Emergency Medicine: Quality Improvement
Emergency Medicine 5 B
Naomi Hughes, MD (she/her/hers)
Assistant Clinical Professor of Pediatrics, Perelman School of Medicine, University of Pennsylvania
Childrens Hospital of Philadelphia
Philadelphia , Pennsylvania, United States
Our institution opened a satellite pediatric hospital site in January 2022, with a 20-bed emergency department (ED) and predicted volume of 23,000 ED patients/year. The viral season of 2022 strained our system resulting in high numbers of patients leaving without being seen reaching as high as 28% We describe our quality improvement efforts to approach this problem through monitoring data and making iterative changes to improve ED throughput and improve access to care for our community.
Objective:
We used a quality improvement framework to identify interventions to improve ED throughput with an aim to achieve and maintain a left without being seen (LWBS) rate of < 1.6%.
Design/Methods:
We analyzed the problem of high LWBS rates by identifying primary and secondary drivers causing delays in ED throughput.(Figure 1) Several change concepts were identified and we implemented feasible changes both locally with our ED by increasing space and staffing resources, as well as outside the ED with enterprise-wide efforts.
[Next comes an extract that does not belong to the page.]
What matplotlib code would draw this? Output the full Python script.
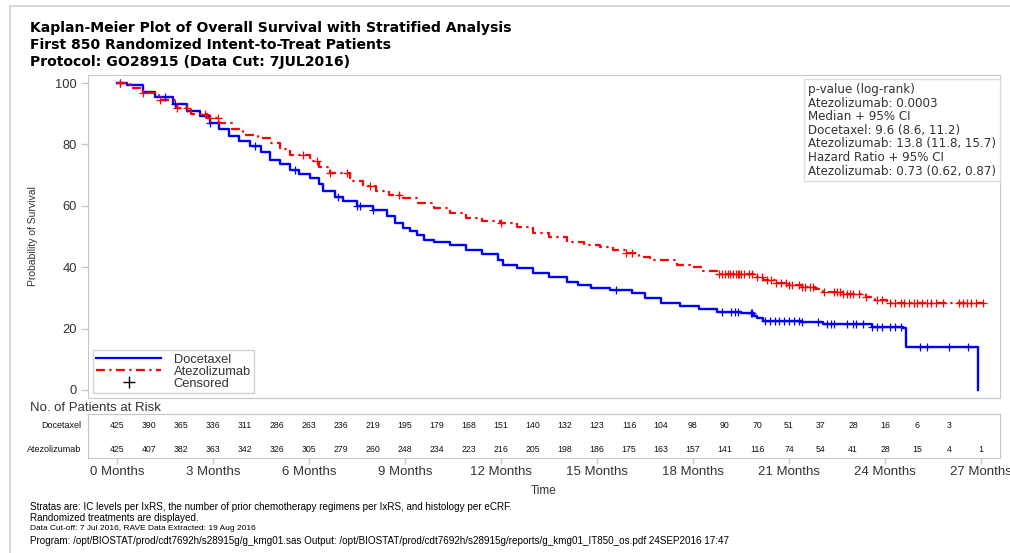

We monitored many throughput metrics, including LWBS rate, number of patients presenting, and number of patients waiting in the ED for an inpatient bed longer than 4 hours from bed request (High Occupancy Hold(HOH)).
Results:
The SPC chart of LWBS rates in figure 2 demonstrates centerline shifts in negative and positive directions, correlating with Respiratory Syncytial Virus (RSV) noted in figure 3. Our interventions are listed in figure 2. The biggest drop in LWBS rates coincided with implementation of a hospital wide effort increasing inpatient capacity and decreasing HOH patients in the ED, the opening of a surge space to care for ED patients, as well as a decrease in number of patients with RSV. Figure 3 shows that the drop in number of HOH patients preceded the drop in number of RSV patients during the last two weeks of November.
Conclusion(s):
The emergency department is uniquely positioned to identify when adequate access to health care is threatened. Our LWBS rate was significantly impacted by the increase RSV in our community. There is a point in which restructuring resources within the ED alone is not sufficient to provide adequate ED throughput. We were ultimately able to provide an enterprise-wide response that incorporated shifts in resources across a larger system to improve access to ED care more rapidly than restructuring resources within the ED alone. Identifying when ED resources are inadequate and initiating a system wide response would be helpful in the future to allow continued access to high quality ED care by maintaining ED throughput and keeping LWBS rates below 1.6%.